Acresce que, como se diz no Parecer nº.6/2018, do Conselho Consultivo da Procuradoria-Geral da República, publicado na II série do D.R., 11/06/2018, a propósito de um outro preceito (inserida na LOE 2018 e relativa à aplicação da Tarifa Social aos Clientes de Gás Natural) em que a questão da validade da norma também se colocou, "o teor do atual n.º 5 do artigo 165.º da Constituição, introduzido pela revisão constitucional de 1989, ao aceitar a existência de autorizações legislativas na Lei do Orçamento em matérias não fiscais apresenta-se como um forte apoio para se admitir os cavaleiros orçamentais no ordenamento jurídico-constitucional português", e embora o n.º 2 do artigo 31.º prescreva que «[a]s disposições constantes do articulado da lei do Orçamento do Estado devem limitar-se ao estritamente necessário para a execução da política orçamental e financeira" (…) "parece dever concluir-se do seu teor, particularmente do seu último segmento - "para a execução da política orçamental e financeira" - como ressalta Nazaré da Costa Cabral ("A Nova Lei de Enquadramento Orçamental: Reflexões Breves sobre a sua Forma, Conteúdo e Efeitos", in Estudos de Homenagem Ao Prof. Doutor JORGE MIRANDA, volume V, Coimbra Editora, 2012, pág.787). , que "abre uma infinitude de possibilidades […], qualquer medida que tenha incidência no plano da política orçamental ou da política financeira (e serão a maior parte) parece, portanto, poder ser acolhida na lei do OE". No mesmo sentido Gomes Canotilho e Vital Moreira, a propósito dos limites objectivos da lei do orçamento escrevem: "Admitindo-se que a lei do orçamento possa conter matérias não orçamentais (a favor ver o AcTC n.º 461/87, entre outros), então não poderá deixar de se entender que nessas matérias a lei do orçamento tem de ser considerada como uma lei comum, de modo a poder ser alterada nos termos gerais e não ficar sujeita à regra da vigência anual e à exclusividade da iniciativa legislativa governamental, podendo continuar em vigor mesmo depois da substituição do orçamento, salvo indicação em contrário" (cfr.Constituição da República Portuguesa Anotada, volume I, 4.ª Edição Revista, Coimbra Editora, 2007, págs.1112 e 1113; "idem", Jorge Miranda e Rui Medeiros, Constituição Portuguesa Anotada, Vol.II, 2ª. Edição revista, Universidade Católica Editora, 2018, pág.262 e seg.).

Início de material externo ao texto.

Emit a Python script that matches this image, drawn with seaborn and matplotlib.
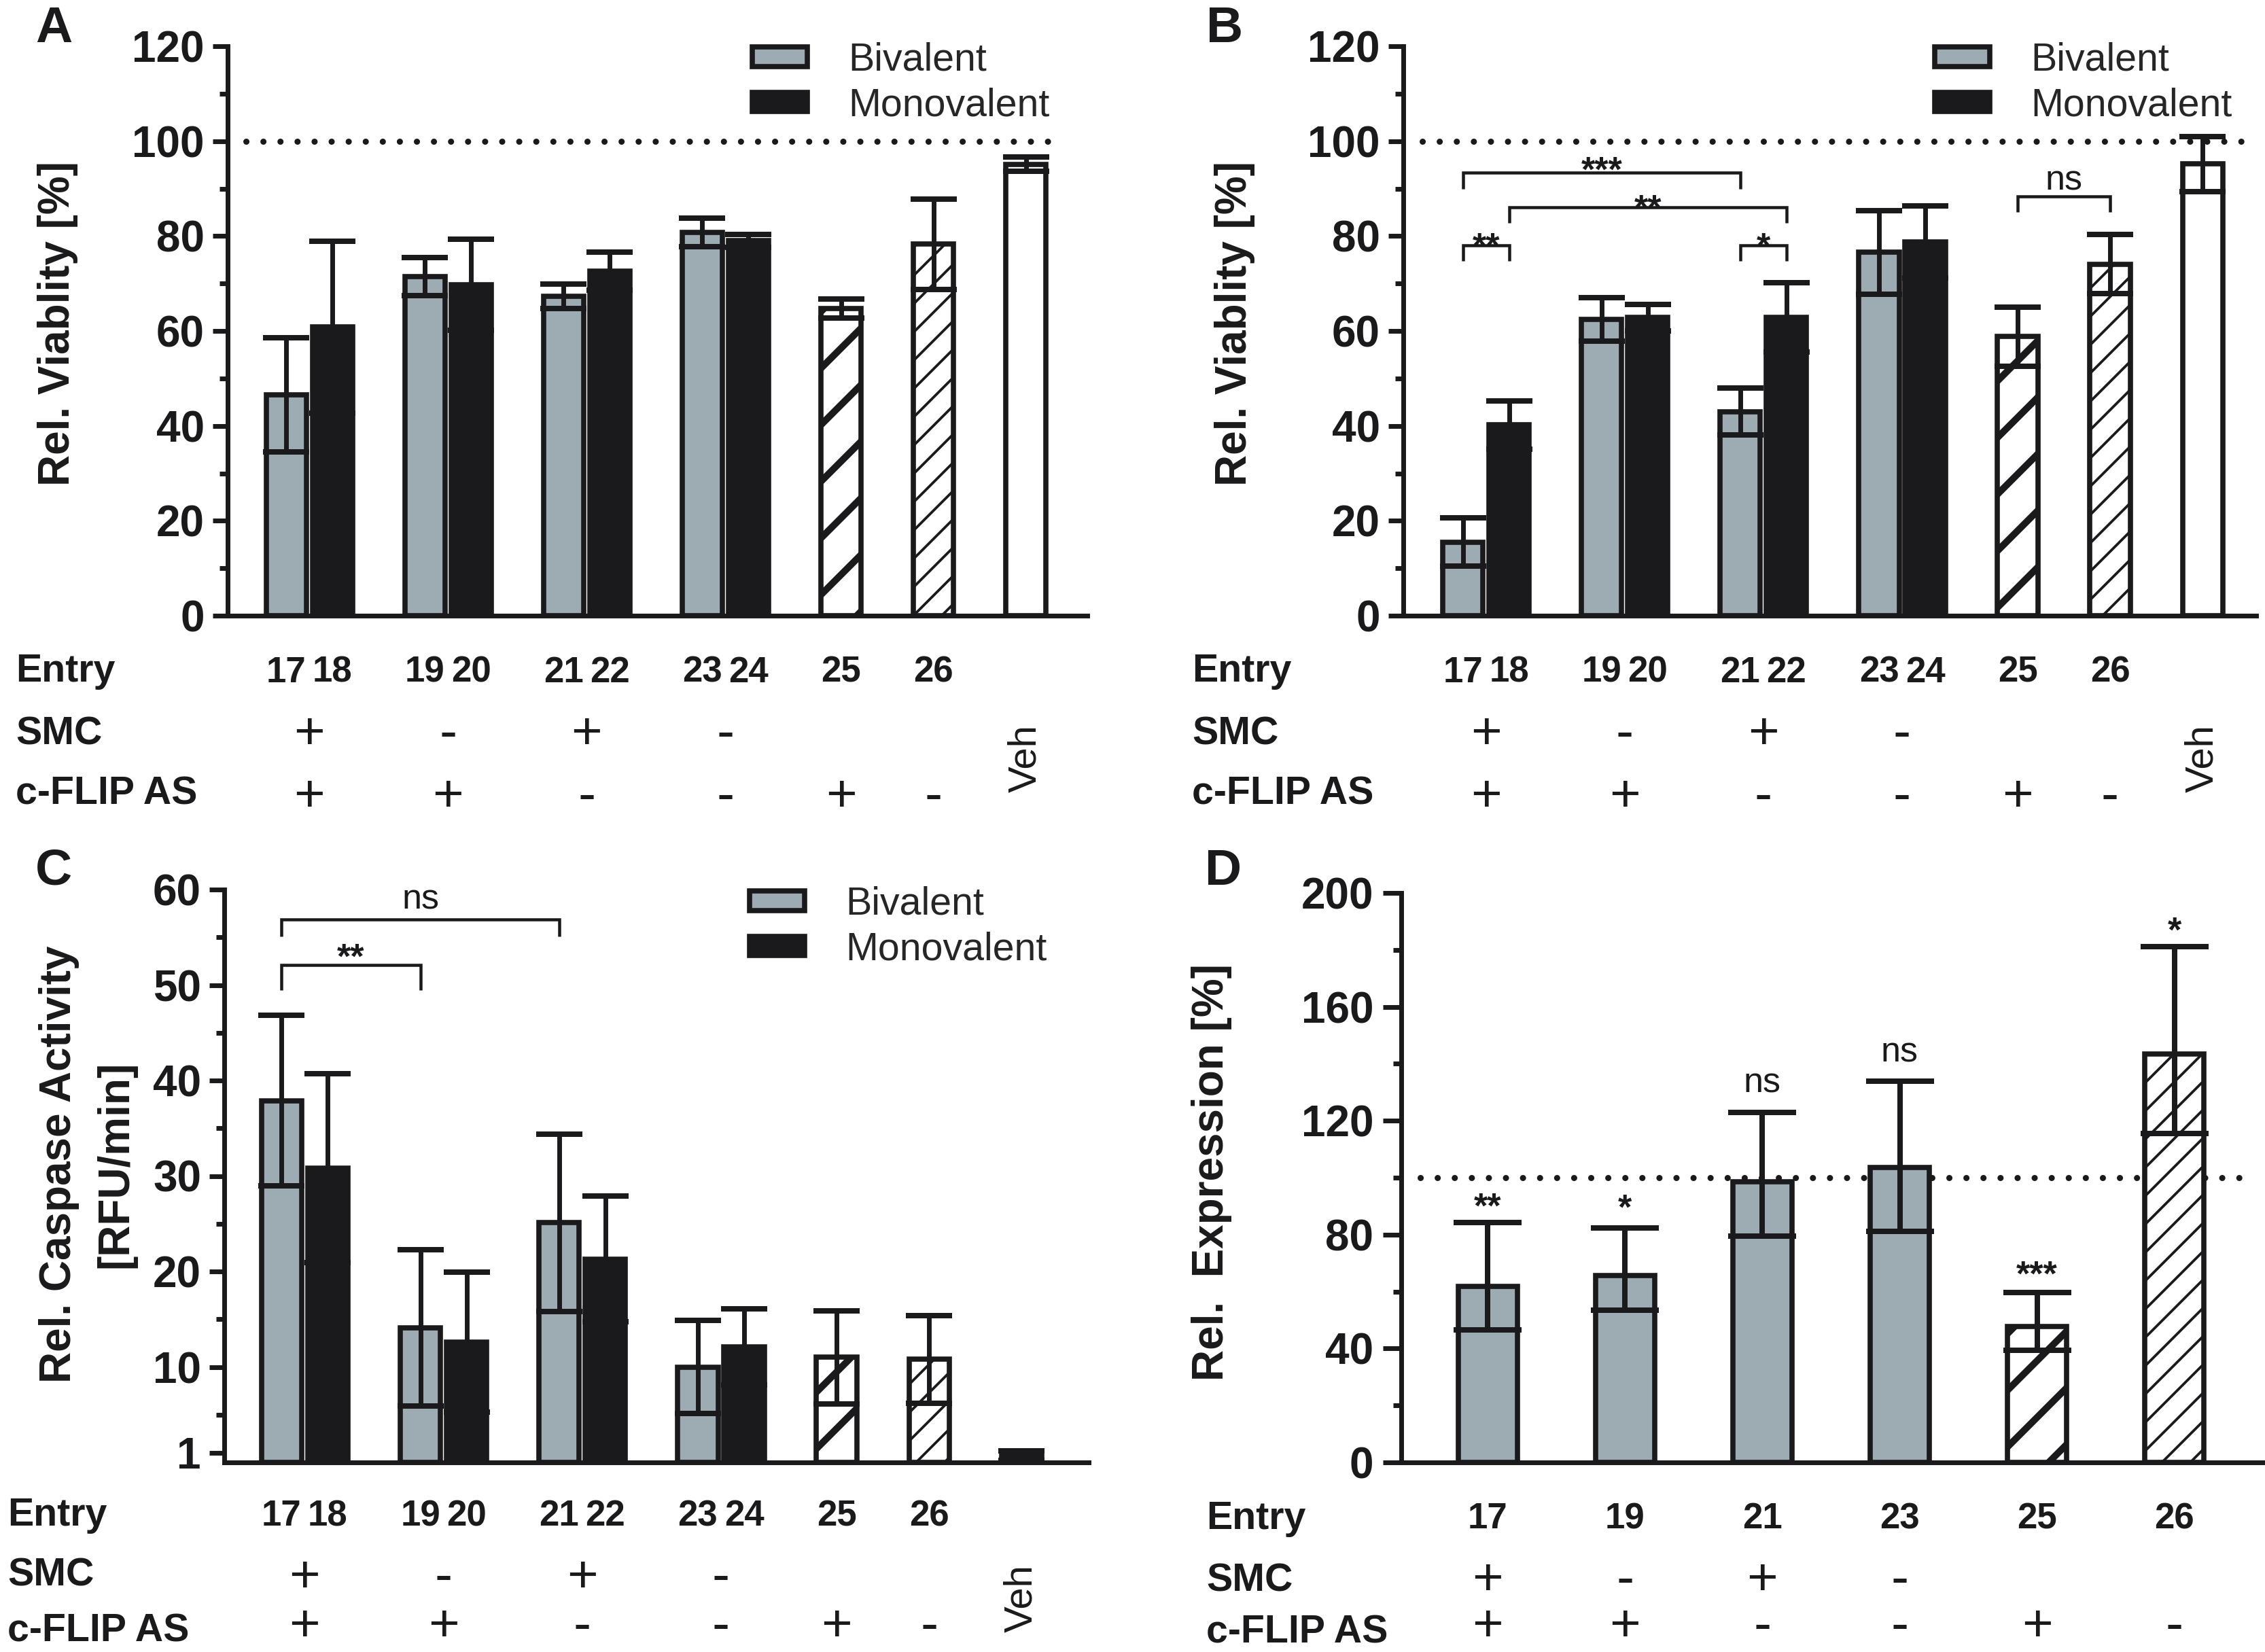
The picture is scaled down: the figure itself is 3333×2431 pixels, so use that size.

Atento tudo o acabado de mencionar, concretamente a norma cuja validade se aprecia, o identificado artº.85, nº.3, da Lei do OE para 2017, está inserida no Capítulo V "Finanças Locais", do mesmo diploma, tendo como epígrafe "Taxas de direitos de passagem e de ocupação do subsolo", mais alterando a conformação legal do âmbito de incidência da Taxa Municipal de Direitos de Passagem e da TOS e atendendo às repercussões económicas que dessa alteração podem resultar. Com este enquadramento e teor não pode dizer-se que seja indiscutível que deva ser excluída do conceito de normas financeiras e, assim sendo, que não tenha, no caso, o mínimo de conexão com o orçamento que a jurisprudência constitucional vem recentemente exigindo.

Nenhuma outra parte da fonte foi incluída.